Since its release in mid-September, a report from the Humanitarian Research Lab detailing the forcible deportation, re-education and militarization of Ukrainian children has played a central role in informing U.S. legislation on the Russia-Ukraine war. The report has received condemnation from the Russian foreign ministry.

“The new report from Yale University’s Humanitarian Research Lab shows Russia has held kidnapped Ukrainian children at 200+ sites where they are being forced into ‘re-education programs’ and even subjected to military training,” Sen. Amy Klobuchar ’82 of Minnesota wrote in a statement provided to the News by a spokesperson. “We must help Ukraine find these kids and bring them home.”

The report identifies 210 facilities in Russia and occupied Ukrainian territory to which Ukrainian children have been transferred since Russia’s full-scale invasion in 2022, with over half of those sites used for re-education and 18 percent for militarization. It argues that Russia is operating a large-scale, state-driven system aimed at Russifying these children via re-education, military training and long-term detention.

Two days after the report was released in mid-September, Maria Zakharova, a spokesperson from Russia’s foreign ministry, dismissed the report as full of fabrications and based on questionable data, according to a Reuters article.

“They haven’t challenged a single one of the camps,” Nathaniel Raymond, executive director of the Humanitarian Research Lab, said.

The report contained a list of all 210 camps alleged to be holding Ukrainian children. According to Raymond, The lab’s primary source of information came directly from Russian government documents. The report also claims to have at least five independent sources corroborating that children had been taken, for each facility listed.

According to Reuters, Zakharova, the Russian government spokesperson, especially disputed a June estimate from the Humanitarian Research Lab that Russia had illegally deported or forcibly displaced around 35,000 children. Zakharova maintained that only one list containing 339 names of missing children had been provided to them.

Raymond responded that the list mentioned was one of many that had been put forward, and that Russia is responsible under international law to register the children themselves.

“Last month, the Humanitarian Research Lab published the most comprehensive public report yet on the abduction and deportation of Ukrainian kids,” Sen. Chuck Grassley of Iowa wrote in a statement provided by a spokesperson. “Today, the lab remains a national leader in providing critical resources to locate and track these children.”

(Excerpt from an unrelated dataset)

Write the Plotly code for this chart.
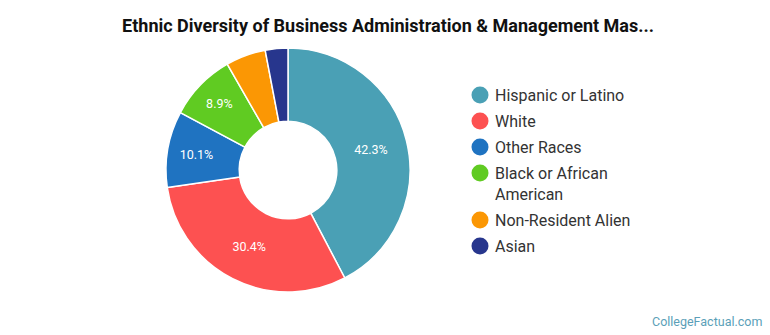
import plotly.graph_objects as go

labels = ["Hispanic or Latino", "White", "Other Races", "Black or African<br>American",
          "Non-Resident Alien", "Asian"]
values = [42.3, 30.4, 10.1, 8.9, 5.3, 3.0]
colors = ["#4aa0b5", "#fd5151", "#1f73c1", "#60cb22", "#fb9704", "#27368d"]

texts = [f"{v:.1f}%" if v >= 8 else "" for v in values]

W, H = 770, 335

fig = go.Figure()
fig.add_trace(go.Pie(
    labels=labels, values=values, text=texts, textinfo="text",
    sort=False, direction="clockwise", rotation=0,
    hole=0.4, marker=dict(colors=colors, line=dict(color="white", width=1.5)),
    textfont=dict(color="white", size=12.5, family="Roboto"),
    insidetextorientation="horizontal",
    domain=dict(x=[0.2156, 0.5325], y=[0.128, 0.857]),
    showlegend=False, hoverinfo="label+percent",
))

# custom legend (circles + labels) in pixel positions
leg_x = 480
leg_y = [95, 121, 147, 173, 220, 246]
shapes, annots = [], []
r = 8.5
for lab, col, yy in zip(labels, colors, leg_y):
    shapes.append(dict(type="circle", xref="paper", yref="paper",
                       x0=(leg_x - r) / W, x1=(leg_x + r) / W,
                       y0=1 - (yy + r) / H, y1=1 - (yy - r) / H,
                       fillcolor=col, line=dict(width=0)))
    nlines = lab.count("<br>") + 1
    annots.append(dict(text=lab, x=493 / W, y=1 - (yy - 11) / H, xref="paper", yref="paper",
                       xanchor="left", yanchor="top", align="left", showarrow=False,
                       font=dict(size=16, color="#333333", family="Roboto")))

annots.append(dict(text="CollegeFactual.com", x=0.992, y=0.012, xref="paper", yref="paper",
                   xanchor="right", yanchor="bottom", showarrow=False,
                   font=dict(size=12.5, color="#5b9fb8", family="Roboto")))

fig.update_layout(
    width=W, height=H, margin=dict(l=0, r=0, t=0, b=0),
    paper_bgcolor="white", plot_bgcolor="white",
    font=dict(family="Roboto", color="#333333"),
    title=dict(text="<b>Ethnic Diversity of Business Administration &amp; Management Mas...</b>",
               x=388 / W, xanchor="center", y=1 - 26 / H, yanchor="middle",
               font=dict(size=18, color="#111111", family="Roboto")),
    shapes=shapes, annotations=annots,
)
fig.write_html("out.html")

Grassley and Klobuchar have been leading an effort to ensure the return of the abducted children since May, when they introduced a bipartisan resolution calling for the return of kidnapped Ukrainian children before any peace agreement is finalized. In June, they introduced a bill in the same vein, to support identification, rehabilitation and accountability for the children.

The senators released a joint opinion piece on the Fox News website, urging the U.S. not to ignore the abductions and citing the Humanitarian Research Lab’s report.

“The evidence collected by the Humanitarian Research Lab and several other monitors that Putin’s regime has kidnapped Ukrainian children, systematically and en masse, is incontrovertible,” Bonnie Weir, a senior lecturer at the Jackson School of Global Affairs and a co-director of the school’s Peacebuilding Initiative, said, referring to Russian President Vladimir Putin.

The Humanitarian Research Lab operates within the Yale School of Public Health.